SOURCE EXCERPT
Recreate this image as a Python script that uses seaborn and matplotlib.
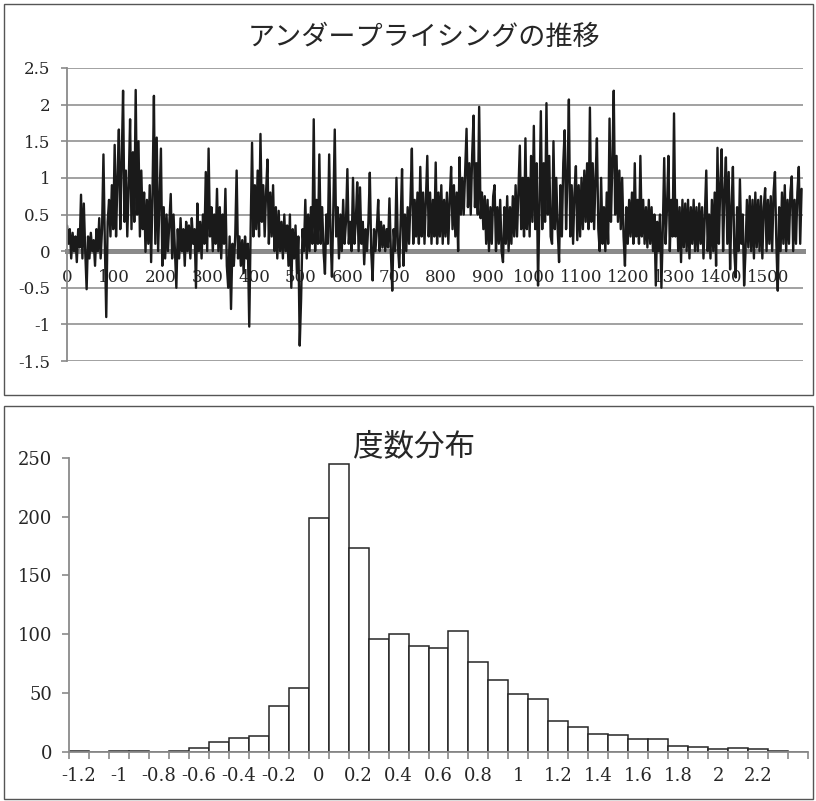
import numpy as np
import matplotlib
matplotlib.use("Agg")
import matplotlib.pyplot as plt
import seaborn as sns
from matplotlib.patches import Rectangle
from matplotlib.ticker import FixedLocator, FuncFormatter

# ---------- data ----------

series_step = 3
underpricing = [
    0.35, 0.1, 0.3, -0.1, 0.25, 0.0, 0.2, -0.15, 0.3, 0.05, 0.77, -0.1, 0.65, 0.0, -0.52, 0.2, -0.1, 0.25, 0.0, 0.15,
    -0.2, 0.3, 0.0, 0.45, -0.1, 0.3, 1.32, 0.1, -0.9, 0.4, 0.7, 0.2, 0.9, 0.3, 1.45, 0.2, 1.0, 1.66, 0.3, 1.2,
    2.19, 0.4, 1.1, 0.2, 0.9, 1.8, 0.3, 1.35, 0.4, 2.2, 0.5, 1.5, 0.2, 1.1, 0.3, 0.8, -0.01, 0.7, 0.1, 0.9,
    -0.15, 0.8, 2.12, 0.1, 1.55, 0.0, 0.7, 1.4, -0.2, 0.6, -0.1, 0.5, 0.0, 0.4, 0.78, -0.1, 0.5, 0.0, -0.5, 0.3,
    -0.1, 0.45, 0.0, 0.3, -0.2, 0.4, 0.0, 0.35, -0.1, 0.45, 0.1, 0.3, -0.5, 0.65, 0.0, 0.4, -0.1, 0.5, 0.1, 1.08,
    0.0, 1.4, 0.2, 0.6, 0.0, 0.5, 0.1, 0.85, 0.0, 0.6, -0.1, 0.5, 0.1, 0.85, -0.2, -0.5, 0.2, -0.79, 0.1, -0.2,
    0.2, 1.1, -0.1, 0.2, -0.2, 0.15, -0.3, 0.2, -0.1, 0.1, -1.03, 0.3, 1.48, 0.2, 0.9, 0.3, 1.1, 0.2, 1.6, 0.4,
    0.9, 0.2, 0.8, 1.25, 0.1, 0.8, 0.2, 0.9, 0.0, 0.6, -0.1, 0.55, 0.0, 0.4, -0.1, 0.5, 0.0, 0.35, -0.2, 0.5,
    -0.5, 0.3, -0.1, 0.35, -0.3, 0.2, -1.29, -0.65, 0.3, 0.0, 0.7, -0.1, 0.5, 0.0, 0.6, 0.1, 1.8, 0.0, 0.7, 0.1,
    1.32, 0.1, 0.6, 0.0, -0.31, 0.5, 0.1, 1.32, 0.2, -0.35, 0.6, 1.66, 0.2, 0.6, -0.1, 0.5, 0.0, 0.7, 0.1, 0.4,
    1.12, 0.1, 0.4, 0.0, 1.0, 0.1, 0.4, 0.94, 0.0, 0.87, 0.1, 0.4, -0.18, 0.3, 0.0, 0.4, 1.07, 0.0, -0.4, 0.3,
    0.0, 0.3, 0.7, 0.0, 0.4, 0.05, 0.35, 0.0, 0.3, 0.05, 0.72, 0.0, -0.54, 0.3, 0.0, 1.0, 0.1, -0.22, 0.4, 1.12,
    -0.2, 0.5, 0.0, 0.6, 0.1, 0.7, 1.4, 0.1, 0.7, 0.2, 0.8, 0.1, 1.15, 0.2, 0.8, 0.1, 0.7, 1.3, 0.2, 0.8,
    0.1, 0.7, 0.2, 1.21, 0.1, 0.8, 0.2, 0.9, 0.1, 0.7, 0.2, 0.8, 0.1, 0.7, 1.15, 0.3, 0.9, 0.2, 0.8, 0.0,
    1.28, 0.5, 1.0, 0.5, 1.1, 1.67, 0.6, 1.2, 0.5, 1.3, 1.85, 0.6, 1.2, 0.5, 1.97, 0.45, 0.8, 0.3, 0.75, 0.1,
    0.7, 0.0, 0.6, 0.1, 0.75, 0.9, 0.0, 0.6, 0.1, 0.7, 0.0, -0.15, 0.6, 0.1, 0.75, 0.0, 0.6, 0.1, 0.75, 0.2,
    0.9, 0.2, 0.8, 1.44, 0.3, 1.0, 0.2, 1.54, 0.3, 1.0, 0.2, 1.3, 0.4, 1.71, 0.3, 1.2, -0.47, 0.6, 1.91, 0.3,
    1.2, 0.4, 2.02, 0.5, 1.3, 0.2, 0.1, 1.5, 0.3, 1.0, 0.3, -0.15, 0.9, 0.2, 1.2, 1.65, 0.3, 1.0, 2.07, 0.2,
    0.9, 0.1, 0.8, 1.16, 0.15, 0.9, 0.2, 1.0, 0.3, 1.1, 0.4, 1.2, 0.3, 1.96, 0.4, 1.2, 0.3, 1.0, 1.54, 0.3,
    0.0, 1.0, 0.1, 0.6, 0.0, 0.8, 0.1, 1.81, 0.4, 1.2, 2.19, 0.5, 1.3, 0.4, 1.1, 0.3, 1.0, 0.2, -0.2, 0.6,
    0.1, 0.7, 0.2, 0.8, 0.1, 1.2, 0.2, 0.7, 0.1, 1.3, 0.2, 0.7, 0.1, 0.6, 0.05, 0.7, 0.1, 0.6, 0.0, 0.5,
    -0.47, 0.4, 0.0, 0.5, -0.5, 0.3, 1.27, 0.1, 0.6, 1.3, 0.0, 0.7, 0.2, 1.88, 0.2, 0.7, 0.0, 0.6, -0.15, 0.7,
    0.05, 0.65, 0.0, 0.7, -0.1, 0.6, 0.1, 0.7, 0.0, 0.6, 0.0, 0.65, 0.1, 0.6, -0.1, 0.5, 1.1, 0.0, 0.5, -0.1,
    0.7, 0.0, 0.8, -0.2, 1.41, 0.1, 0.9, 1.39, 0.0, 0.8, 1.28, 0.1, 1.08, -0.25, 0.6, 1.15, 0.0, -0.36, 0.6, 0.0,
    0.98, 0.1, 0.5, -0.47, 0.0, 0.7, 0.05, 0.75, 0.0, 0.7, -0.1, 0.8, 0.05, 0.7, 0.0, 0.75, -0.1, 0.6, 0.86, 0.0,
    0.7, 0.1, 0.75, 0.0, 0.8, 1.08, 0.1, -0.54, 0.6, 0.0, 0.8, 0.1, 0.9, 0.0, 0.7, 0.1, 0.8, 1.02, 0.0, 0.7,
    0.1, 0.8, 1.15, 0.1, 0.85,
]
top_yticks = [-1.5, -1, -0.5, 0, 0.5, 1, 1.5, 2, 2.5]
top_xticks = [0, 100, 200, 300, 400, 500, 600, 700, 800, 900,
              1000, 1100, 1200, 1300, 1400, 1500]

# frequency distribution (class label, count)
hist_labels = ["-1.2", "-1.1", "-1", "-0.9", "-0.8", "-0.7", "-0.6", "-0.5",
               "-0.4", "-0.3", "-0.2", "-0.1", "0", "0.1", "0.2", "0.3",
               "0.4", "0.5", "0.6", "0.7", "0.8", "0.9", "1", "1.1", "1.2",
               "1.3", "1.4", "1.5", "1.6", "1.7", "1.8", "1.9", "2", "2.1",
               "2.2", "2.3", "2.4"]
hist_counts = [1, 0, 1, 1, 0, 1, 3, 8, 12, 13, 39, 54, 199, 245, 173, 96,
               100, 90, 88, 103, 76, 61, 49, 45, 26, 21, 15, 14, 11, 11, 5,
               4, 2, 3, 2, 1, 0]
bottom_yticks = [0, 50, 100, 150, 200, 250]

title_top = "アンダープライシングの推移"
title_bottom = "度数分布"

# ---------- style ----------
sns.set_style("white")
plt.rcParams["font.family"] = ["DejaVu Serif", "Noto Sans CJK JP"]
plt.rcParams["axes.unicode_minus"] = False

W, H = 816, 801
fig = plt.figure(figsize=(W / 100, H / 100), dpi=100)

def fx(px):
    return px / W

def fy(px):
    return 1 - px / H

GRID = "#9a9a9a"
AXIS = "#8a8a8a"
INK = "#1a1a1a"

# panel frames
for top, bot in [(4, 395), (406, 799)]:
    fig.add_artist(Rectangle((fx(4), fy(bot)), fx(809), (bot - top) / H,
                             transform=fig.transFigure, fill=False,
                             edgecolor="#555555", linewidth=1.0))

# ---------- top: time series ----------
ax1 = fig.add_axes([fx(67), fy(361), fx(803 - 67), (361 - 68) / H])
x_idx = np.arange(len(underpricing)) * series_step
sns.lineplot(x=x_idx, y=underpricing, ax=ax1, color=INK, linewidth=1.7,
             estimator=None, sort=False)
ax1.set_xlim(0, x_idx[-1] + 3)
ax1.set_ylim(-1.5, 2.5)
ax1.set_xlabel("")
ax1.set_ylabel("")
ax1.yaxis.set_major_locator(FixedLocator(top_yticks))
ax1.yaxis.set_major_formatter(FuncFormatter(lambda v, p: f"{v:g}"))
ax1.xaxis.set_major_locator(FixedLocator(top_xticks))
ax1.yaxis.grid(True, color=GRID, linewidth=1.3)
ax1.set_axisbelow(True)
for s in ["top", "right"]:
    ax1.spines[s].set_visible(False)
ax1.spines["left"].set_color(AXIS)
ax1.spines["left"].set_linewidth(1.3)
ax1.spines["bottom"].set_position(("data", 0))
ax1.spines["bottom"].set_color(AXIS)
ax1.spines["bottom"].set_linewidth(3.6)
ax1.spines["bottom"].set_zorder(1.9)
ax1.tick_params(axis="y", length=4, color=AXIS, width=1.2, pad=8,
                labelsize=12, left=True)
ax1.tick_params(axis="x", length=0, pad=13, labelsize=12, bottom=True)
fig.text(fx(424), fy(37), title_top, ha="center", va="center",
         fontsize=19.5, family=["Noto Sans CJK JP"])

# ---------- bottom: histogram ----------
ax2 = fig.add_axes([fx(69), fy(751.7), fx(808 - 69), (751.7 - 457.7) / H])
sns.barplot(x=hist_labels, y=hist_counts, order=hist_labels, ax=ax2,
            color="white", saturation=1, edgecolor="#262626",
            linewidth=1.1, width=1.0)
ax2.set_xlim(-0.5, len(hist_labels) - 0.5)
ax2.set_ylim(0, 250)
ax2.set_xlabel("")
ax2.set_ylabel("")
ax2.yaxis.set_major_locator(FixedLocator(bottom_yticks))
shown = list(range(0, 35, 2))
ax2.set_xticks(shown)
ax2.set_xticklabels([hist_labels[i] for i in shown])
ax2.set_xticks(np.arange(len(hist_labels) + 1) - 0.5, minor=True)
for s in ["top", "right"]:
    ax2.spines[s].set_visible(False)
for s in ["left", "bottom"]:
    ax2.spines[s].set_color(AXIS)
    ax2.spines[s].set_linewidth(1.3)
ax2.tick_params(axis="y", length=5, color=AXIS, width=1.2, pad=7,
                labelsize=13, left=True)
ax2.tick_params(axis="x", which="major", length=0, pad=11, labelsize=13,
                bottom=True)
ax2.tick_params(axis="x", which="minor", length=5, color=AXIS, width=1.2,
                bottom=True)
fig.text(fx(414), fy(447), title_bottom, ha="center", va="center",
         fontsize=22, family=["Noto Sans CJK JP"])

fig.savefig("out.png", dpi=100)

WHAT YOU ARE ASKED TO DO
Count the lines of the data that include the string "seaborn", and give only that number.

CORRECT RESPONSE
2